Your analogy is faulty. The idea of solemnizing homosexual couplings is one that scarcely existed prior to about 1986. There was a time in the comparatively recent past when people routinely devoted little thought to the subject of homosexuality, as the homosexual population, to the extent that it operated communally, constituted a demimonde remote from their daily experience. "Gay marriage" was not 'banned'. It simply did not exist and people did not maintain an idea of marriage apart from the union of man and women, and their respective families. (And that was as it should have been).


Posted by: Art Deco at November 17, 2006 08:00 PM

Art, not all gay men are flamboyant queens, and not all gays in the military are men anyway. The gay man attracted to military service is not the same gay man attracted to Fashion Week (to be stereotypical). So the notion that gays in the military would be obtrusive is misguided.

The military doesn't think that straight male soldiers could possibly deal with the idea that a gay male soldier might find them attractive in the shower. It would be bad for morale. "Don't Ask Don't Tell" doesn't stop that; in fact, it makes it worse, if anything, because in a world where you don't know for sure who's gay or straight, anyone can be gay. Your buddy slaps your behind? Maybe he's gay. Maybe not. You'll never know for sure. At least if gays were allowed to be open about it in the military, everyone would know. Then the military could place gay soldiers in responsible, adult squadrons whose members wouldn't freak out about a gay dude in their bathroom.

(And as someone who has played on sports teams with gay guys, it's really not a big deal to undress with them in the showers. The idea that a gay guy will find every straight man around him attractive is more about the hubris of straight guys and their repressed desire to *be* attractive to gay guys. Adult men and women should be able to undress around each other without losing control of themselves. And if our soldiers lack such self-control, I don't see how they're going to be good soldiers.)

But of course, Art reveals his true feelings when he writes about "the subfraction of that 4% who lack the discipline to keep their sexual disorders to themselves." So, being gay is a sexual disorder? Even the military no longer thinks that! Let's party like it's 1428.

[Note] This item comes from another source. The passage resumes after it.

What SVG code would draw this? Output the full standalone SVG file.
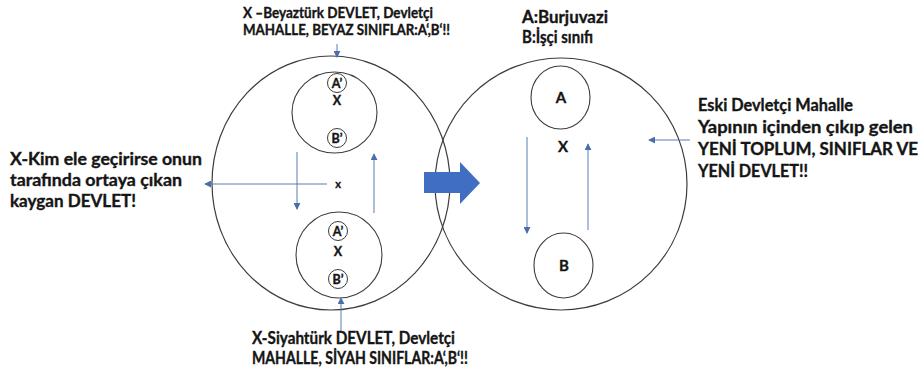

Posted by: Alvin Lucier at November 18, 2006 10:53 AM

GET OVER IT

"Alvin,"

Whether you like it or not, a majority of the public (including many religious minority groups) just don't want to work with openly-homosexual people.

It is just the way it is. You don't like it here -- move to Denmark. Have a nice day.

Posted by: B.D. at November 18, 2006 05:52 PM

As usual, M. AL (MAL) is "out to lunch". The current US military policy toward homosexuals is just and fair, and the vicious anti-military snobbery at colleges and universities must at least in the end go underground, for all federal funds should be denied (including federally guaranteed loans) institutions of higher learning who unfavourably discriminate against ROTC, etc.

--From one scholar who has actually served his time in military service,

Dr JA

NB: I'll later detail how academic lefties and nutters at the ALSC online forum ("The Valve") had me BANNED IN BOSTON!